The boy – Anwar Ali – lay on the road, bleeding profusely, for almost 30 minutes before he was rushed to a nearby hospital. In this duration, many people saw Anwar and, instead of helping him and taking him to a hospital, they clicked photographs of him bleeding using their mobile phones.
Anwar was finally rushed to a hospital, but it was too late; he succumbed to his injuries and passed away.
His brother told PTI, “No one came to his help, they were making videos and clicking pictures. If someone had cared, my brother could have been saved. More than 15 to 20 minutes were wasted there.”
A growing trend
Anwar’s is not a rare case. Only three days ago, students hit by a cab had to wait for hours before being taken to a hospital. Similarly, a 38-year-old police officer was trapped and bleeding under a police jeep, forced to fend for himself despite the photograph-clicking crowd around him. He later died; had it not been for the apathy of the bystanders he could have been saved.
Road safety in India
In a country where 16 people become victims of road accidents every hour, road safety is a primary issue.
In 2010, the World Health Organisation estimated that India has the highest number of road accident deaths in the world.
Some studies show that 80 percent of the road accident victims could be saved if medical treatment is made available within one hour of the accident. There are still certain apprehensions that prevent people from helping the hapless victims, and the biggest deterrent is the fear of being questioned by the police and hospital staff.
The Bystander Effect
When a road accident happens, the hour immediately after the accident is called the ‘golden hour’. This hour is very crucial to saving the lives of the victims.

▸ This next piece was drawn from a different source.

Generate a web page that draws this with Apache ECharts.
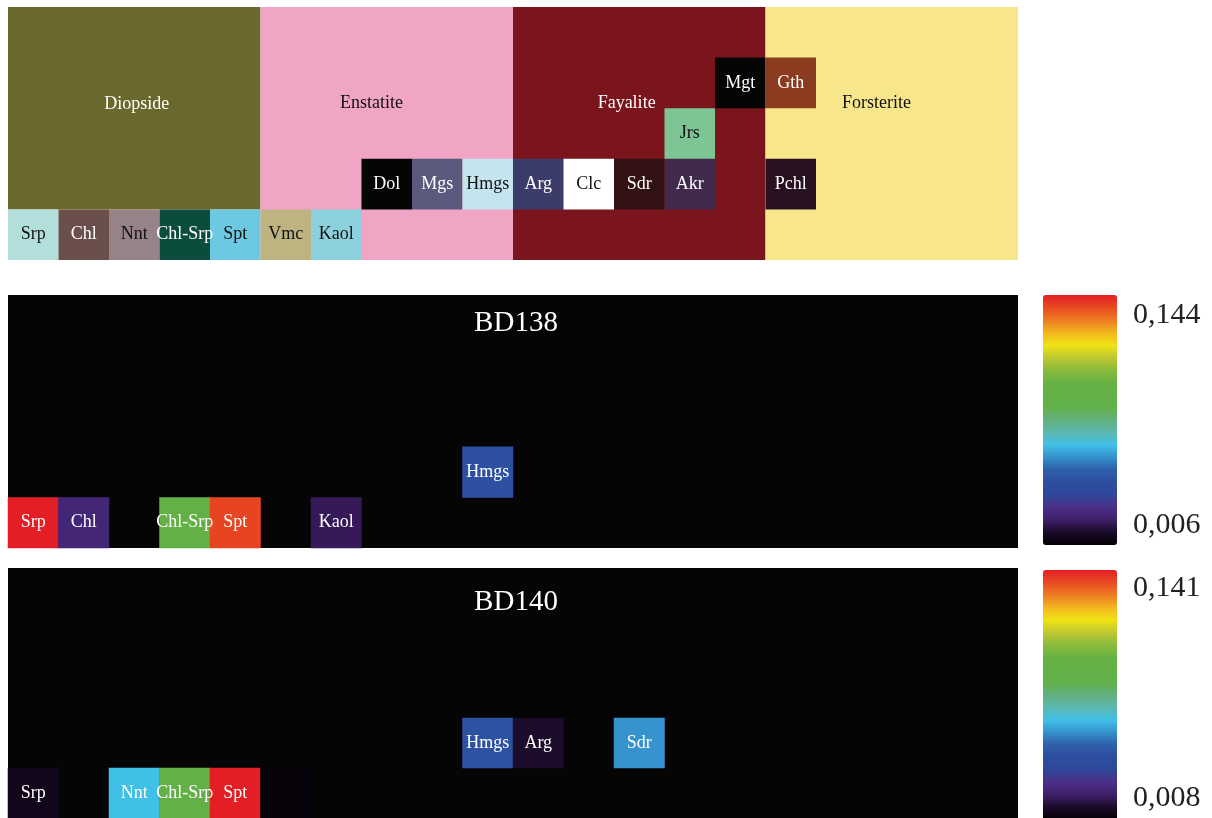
<!DOCTYPE html>
<html>
<head>
<meta charset="utf-8">
<script src="https://cdn.jsdelivr.net/npm/echarts@6/dist/echarts.min.js"></script>
<style>
html,body{margin:0;padding:0;background:#fff;}
#chart{width:1212px;height:818px;}
</style>
</head>
<body>
<div id="chart"></div>
<script>
// ---------- Layout grid (20 columns x 5 rows) ----------
const colCount = 20;
const rowCount = 5;

// Large mineral blocks: column start/end, row start/end, label anchor (col,row)
const blockNames = ['Diopside', 'Enstatite', 'Fayalite', 'Forsterite'];
const blockColStart = [0, 5, 10, 15];
const blockColEnd = [5, 10, 15, 20];
const blockRowStart = [0, 0, 0, 0];
const blockRowEnd = [4, 5, 5, 5];
const blockLabelCol = [2.55, 7.2, 12.25, 17.2];
const blockLabelRow = [1.92, 1.9, 1.9, 1.9];

// Small mineral cells: name, column, row
const cellNames = ['Srp', 'Chl', 'Nnt', 'Chl-Srp', 'Spt', 'Vmc', 'Kaol', 'Dol', 'Mgs', 'Hmgs', 'Arg', 'Clc', 'Sdr', 'Akr', 'Jrs', 'Mgt', 'Gth', 'Pchl'];
const cellCols = [0, 1, 2, 3, 4, 5, 6, 7, 8, 9, 10, 11, 12, 13, 13, 14, 15, 15];
const cellRows = [4, 4, 4, 4, 4, 4, 4, 3, 3, 3, 3, 3, 3, 3, 2, 1, 1, 3];

// Sample BD138
const bd138Names = ['Srp', 'Chl', 'Chl-Srp', 'Spt', 'Kaol', 'Hmgs'];
const bd138Values = [0.144, 0.023, 0.089, 0.138, 0.018, 0.042];
const bd138ShowLabel = [true, true, true, true, true, true];
const bd138Min = 0.006, bd138Max = 0.144;
const bd138Ticks = ['0,144', '0,006'];

// Sample BD140
const bd140Names = ['Srp', 'Nnt', 'Chl-Srp', 'Spt', 'Vmc', 'Hmgs', 'Arg', 'Sdr'];
const bd140Values = [0.012, 0.061, 0.088, 0.141, 0.009, 0.043, 0.015, 0.055];
const bd140ShowLabel = [true, true, true, true, false, true, true, true];
const bd140Min = 0.008, bd140Max = 0.141;
const bd140Ticks = ['0,141', '0,008'];

// ---------- Styles ----------
const mineralColors = {
  'Diopside': '#6b682d', 'Enstatite': '#f1a5c5', 'Fayalite': '#7a141d', 'Forsterite': '#f8e68b',
  'Srp': '#b2dfdb', 'Chl': '#6b4f4b', 'Nnt': '#958387', 'Chl-Srp': '#0c4c3c', 'Spt': '#6dc9e2',
  'Vmc': '#bdb482', 'Kaol': '#8bd1de', 'Dol': '#050505', 'Mgs': '#5a5a7f', 'Hmgs': '#c4e5ee',
  'Arg': '#3c3c6a', 'Clc': '#ffffff', 'Sdr': '#331213', 'Akr': '#422a4d', 'Jrs': '#7dc595',
  'Mgt': '#050505', 'Gth': '#8a3b20', 'Pchl': '#2a1122'
};
const darkText = ['Enstatite', 'Forsterite', 'Srp', 'Nnt', 'Spt', 'Vmc', 'Kaol', 'Hmgs', 'Clc', 'Jrs'];
const rampColors = ['#050005', '#1a0a28', '#3e1f68', '#4b2e86', '#30479a', '#2c4e9e', '#2f5ea9', '#3590cc',
  '#40c0e8', '#5cb8b0', '#62b07e', '#62b04a', '#62b046', '#68b244', '#8aba3c', '#bec830', '#f0e416',
  '#f2b41e', '#ee7c22', '#e84a22', '#e31e24'];
const serif = '"Liberation Serif", "Times New Roman", serif';

// ---------- Build series data ----------
const layoutData = [];
blockNames.forEach((n, i) => {
  layoutData.push({ name: n, value: [blockColStart[i], blockColEnd[i], blockRowStart[i], blockRowEnd[i], blockLabelCol[i], blockLabelRow[i]] });
});
cellNames.forEach((n, i) => {
  layoutData.push({ name: n, value: [cellCols[i], cellCols[i] + 1, cellRows[i], cellRows[i] + 1, cellCols[i] + 0.5, cellRows[i] + 0.5] });
});

function sampleData(names, values, showLabel) {
  return names.map((n, i) => {
    const k = cellNames.indexOf(n);
    const item = { name: n, value: [cellCols[k], cellRows[k], values[i]] };
    if (!showLabel[i]) item.label = { show: false };
    return item;
  });
}

const catX = Array.from({ length: colCount }, (_, i) => String(i));
const catY = Array.from({ length: rowCount }, (_, i) => String(i));

const gridTops = [7, 295, 568];
const gridH = 253;
const gridLeft = 8, gridW = 1010;

const chart = echarts.init(document.getElementById('chart'), null, { renderer: 'canvas' });

const hiddenAxis = { show: false };

const heatLabel = {
  show: true,
  formatter: p => p.name,
  color: '#ffffff',
  fontFamily: serif,
  fontSize: 18
};

const option = {
  animation: false,
  backgroundColor: '#ffffff',
  grid: [
    { left: gridLeft, top: gridTops[0], width: gridW, height: gridH, show: false },
    { left: gridLeft, top: gridTops[1], width: gridW, height: gridH, show: true, backgroundColor: '#050505', borderWidth: 0 },
    { left: gridLeft, top: gridTops[2], width: gridW, height: gridH, show: true, backgroundColor: '#050505', borderWidth: 0 }
  ],
  xAxis: [
    { type: 'value', gridIndex: 0, min: 0, max: colCount, ...hiddenAxis },
    { type: 'category', gridIndex: 1, data: catX, ...hiddenAxis },
    { type: 'category', gridIndex: 2, data: catX, ...hiddenAxis }
  ],
  yAxis: [
    { type: 'value', gridIndex: 0, min: 0, max: rowCount, inverse: true, ...hiddenAxis },
    { type: 'category', gridIndex: 1, data: catY, inverse: true, ...hiddenAxis },
    { type: 'category', gridIndex: 2, data: catY, inverse: true, ...hiddenAxis }
  ],
  visualMap: [
    {
      type: 'continuous', seriesIndex: 1, dimension: 2, min: bd138Min, max: bd138Max,
      calculable: false, orient: 'vertical', left: 1043, top: 295, itemWidth: 74, itemHeight: 250,
      padding: 0, text: null, inRange: { color: rampColors }, hoverLink: false
    },
    {
      type: 'continuous', seriesIndex: 2, dimension: 2, min: bd140Min, max: bd140Max,
      calculable: false, orient: 'vertical', left: 1043, top: 570, itemWidth: 74, itemHeight: 250,
      padding: 0, text: null, inRange: { color: rampColors }, hoverLink: false
    }
  ],
  series: [
    {
      type: 'custom',
      xAxisIndex: 0, yAxisIndex: 0,
      data: layoutData,
      silent: true,
      renderItem: function (params, api) {
        const name = layoutData[params.dataIndex].name;
        const p0 = api.coord([api.value(0), api.value(2)]);
        const p1 = api.coord([api.value(1), api.value(3)]);
        const pl = api.coord([api.value(4), api.value(5)]);
        return {
          type: 'group',
          children: [
            { type: 'rect', shape: { x: p0[0], y: p0[1], width: p1[0] - p0[0], height: p1[1] - p0[1] },
              style: { fill: mineralColors[name] } },
            { type: 'text', x: pl[0], y: pl[1], z2: 10,
              style: { text: name, align: 'center', verticalAlign: 'middle',
                fill: darkText.indexOf(name) >= 0 ? '#111111' : '#ffffff',
                font: '18px ' + serif } }
          ]
        };
      }
    },
    {
      type: 'heatmap', xAxisIndex: 1, yAxisIndex: 1,
      data: sampleData(bd138Names, bd138Values, bd138ShowLabel),
      label: heatLabel, emphasis: { disabled: true }, silent: true
    },
    {
      type: 'heatmap', xAxisIndex: 2, yAxisIndex: 2,
      data: sampleData(bd140Names, bd140Values, bd140ShowLabel),
      label: heatLabel, emphasis: { disabled: true }, silent: true
    }
  ],
  graphic: [
    { type: 'text', x: 516, y: 323, z: 100, style: { text: 'BD138', align: 'center', verticalAlign: 'middle', fill: '#ffffff', font: '29px ' + serif } },
    { type: 'text', x: 516, y: 602, z: 100, style: { text: 'BD140', align: 'center', verticalAlign: 'middle', fill: '#ffffff', font: '29px ' + serif } },
    { type: 'text', x: 1133, y: 315, style: { text: bd138Ticks[0], align: 'left', verticalAlign: 'middle', fill: '#222222', font: '30px ' + serif } },
    { type: 'text', x: 1133, y: 525, style: { text: bd138Ticks[1], align: 'left', verticalAlign: 'middle', fill: '#222222', font: '30px ' + serif } },
    { type: 'text', x: 1133, y: 588, style: { text: bd140Ticks[0], align: 'left', verticalAlign: 'middle', fill: '#222222', font: '30px ' + serif } },
    { type: 'text', x: 1133, y: 798, style: { text: bd140Ticks[1], align: 'left', verticalAlign: 'middle', fill: '#222222', font: '30px ' + serif } }
  ]
};

chart.setOption(option);
</script>
</body>
</html>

Pedestrians and bystanders come into the scene now. The responsibility falls on them, as dutiful citizens, to help the accident victim. But many times we see that people don’t come to the aid of the victim; they either choose to ignore and walk away or they just stand still and watch what happens next. This is a phenomenon known as the Bystander Effect.
The Bystander Effect, or Bystander Apathy, is a social psychological phenomenon where people do not offer any help to a victim because they assume someone else will do it. The greater the number of people standing around, the less likely that any of them will help.

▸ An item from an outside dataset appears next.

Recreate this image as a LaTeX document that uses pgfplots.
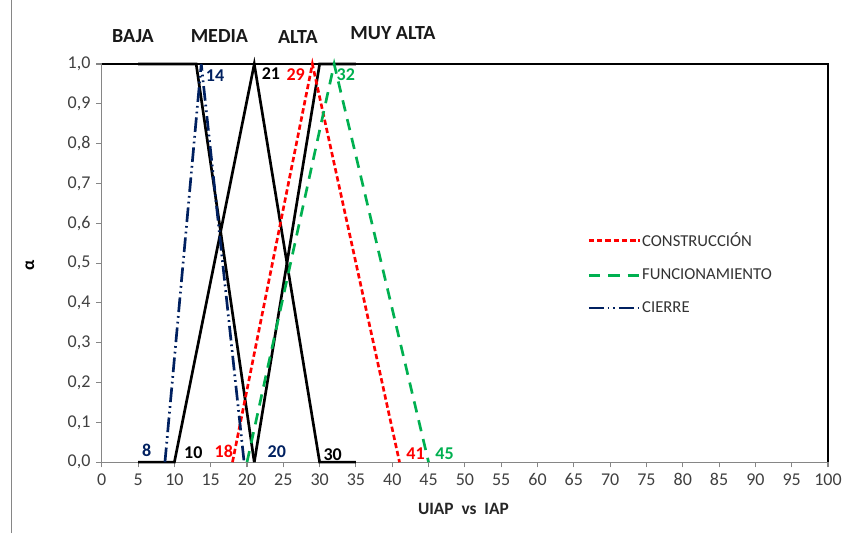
\documentclass[border=0pt]{standalone}
\usepackage{pgfplots}
\pgfplotsset{compat=1.18}
\usepackage{fontspec}
\setmainfont{Carlito}
\definecolor{cred}{RGB}{255,0,0}
\definecolor{cgreen}{RGB}{0,176,80}
\definecolor{cnavy}{RGB}{0,32,96}
\definecolor{cgrid}{RGB}{134,134,134}
\begin{document}
\begin{tikzpicture}
\useasboundingbox (-76.3pt,-53.25pt) rectangle (555.75pt,346.5pt);
\draw[cgrid, line width=0.8pt] (-67.5pt,-53.25pt) -- (-67.5pt,346.5pt);
\begin{axis}[
  at={(0,0)}, anchor=south west,
  scale only axis, width=544.5pt, height=298.5pt,
  xmin=0, xmax=100, ymin=0, ymax=1,
  xtick={0,5,...,100}, ytick={0,0.1,...,1.01},
  axis line style={cgrid, line width=0.8pt},
  tick style={cgrid, line width=0.8pt},
  tick align=outside, major tick length=4pt,
  x tick label style={font=\fontsize{13.5}{15}\selectfont, text=black!75, yshift=-1pt},
  y tick label style={font=\fontsize{13.5}{15}\selectfont, text=black!75, xshift=-1pt},
  yticklabel style={/pgf/number format/.cd, fixed, fixed zerofill, precision=1, use comma},
  /pgf/number format/assume math mode=true,
  xticklabel style={/pgf/number format/.cd, fixed, precision=0},
  axis x line*=bottom, axis y line*=left,
  legend style={draw=none, fill=none, at={(rel axis cs:0.663,0.59)}, anchor=north west,
    font=\fontsize{12.5}{14}\selectfont, text=black!80, row sep=11pt, cells={anchor=west},
    nodes={inner xsep=1pt}},
  legend cell align=left,
  legend image code/.code={\draw[#1] (-6pt,0pt) -- (32pt,0pt);},
  clip=false,
]
\draw[black, line width=1.2pt] (rel axis cs:0,1) -- (rel axis cs:1,1) -- (rel axis cs:1,0);
% BAJA
\addplot[black, line width=2pt, forget plot] coordinates {(5,1) (13,1) (21,0)};
% MEDIA
\addplot[black, line width=2pt, forget plot] coordinates {(5,0) (10,0) (21,1) (30,0) (35,0)};
% ALTA
\addplot[black, line width=2pt, forget plot] coordinates {(21,0) (30,1) (35,1)};
% CONSTRUCCION
\addplot[cred, line width=2pt, dash pattern=on 4pt off 2.2pt] coordinates {(18,0) (29,1) (41,0)};
\addlegendentry{CONSTRUCCIÓN}
% FUNCIONAMIENTO
\addplot[cgreen, line width=2pt, dash pattern=on 8.5pt off 6pt] coordinates {(20,0) (32,1) (45,0)};
\addlegendentry{FUNCIONAMIENTO}
% CIERRE
\addplot[cnavy, line width=2pt, dash pattern=on 11pt off 3pt on 1.3pt off 3pt on 1.3pt off 3pt] coordinates {(8.7,0) (13.7,1) (19.6,0)};
\addlegendentry{CIERRE}
% data labels
\begin{scope}[font=\fontsize{13.5}{15}\selectfont\bfseries]
\node[text=cnavy] at (axis cs:6.2,0.03) {8};
\node[text=black] at (axis cs:12.6,0.024) {10};
\node[text=cred] at (axis cs:16.8,0.027) {18};
\node[text=cnavy] at (axis cs:24.1,0.027) {20};
\node[text=black] at (axis cs:31.8,0.02) {30};
\node[text=cred] at (axis cs:43.2,0.022) {41};
\node[text=cgreen] at (axis cs:47.2,0.022) {45};
\node[text=cnavy] at (axis cs:15.6,0.97) {14};
\node[text=black] at (axis cs:23.3,0.975) {21};
\node[text=cred] at (axis cs:26.7,0.973) {29};
\node[text=cgreen] at (axis cs:33.6,0.973) {32};
\end{scope}
\begin{scope}[font=\fontsize{15}{17}\selectfont\bfseries, text=black!90]
\node at (axis cs:4.3,1.07) {BAJA};
\node at (axis cs:16.2,1.07) {MEDIA};
\node at (axis cs:27.0,1.067) {ALTA};
\node at (axis cs:40.1,1.077) {MUY ALTA};
\end{scope}
\node[font=\fontsize{13}{15}\selectfont\bfseries, text=black!85] at ([yshift=-35pt]rel axis cs:0.498,0) {UIAP\ \ vs\ \ IAP};
\node[font=\fontsize{13}{15}\selectfont\bfseries, rotate=90] at ([xshift=-53.8pt]rel axis cs:0,0.495) {α};
\end{axis}
\end{tikzpicture}
\end{document}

In times of calamity, the help of fellow-humans acts as a beacon of light. Stories of strangers helping a person involved in an accident move and inspire us all. For this to happen we need to act; we need to train our minds to beat the Bystander Effect.
Good Samaritan laws
In March 2016, the Supreme Court gave its approval to the central government’s notification that provides protection to the Good Samaritans – or the people who help victims of road accidents by taking them to a hospital or reporting about the incident.
The law will now ensure that reporting a road accident to police or taking a victim to the hospital will no longer be a harrowing experience for Good Samaritans.
The Logical Indian take
Why have we become so narcissistic that getting likes on social media has become more important than saving someone’s life? Let us be more aware of our responsibilities as conscious bystanders. It is a matter of life and simply clicking pictures and videos and sharing it on social media does no good. We should be more sympathetic and show concern.
It is not just the law but our collective efforts that will bring a change in society. Also, Police need to create more awareness about Good Samaritan Law and how it protects those who save road accident victims.
We at The Logical Indian with the help of our community members and SaveLife Foundation (SLF) have been trying to create awareness about the Good Samaritan Law and Road Safety Law. Every citizen of our country must be aware of this law and it can only be done with the help of yours.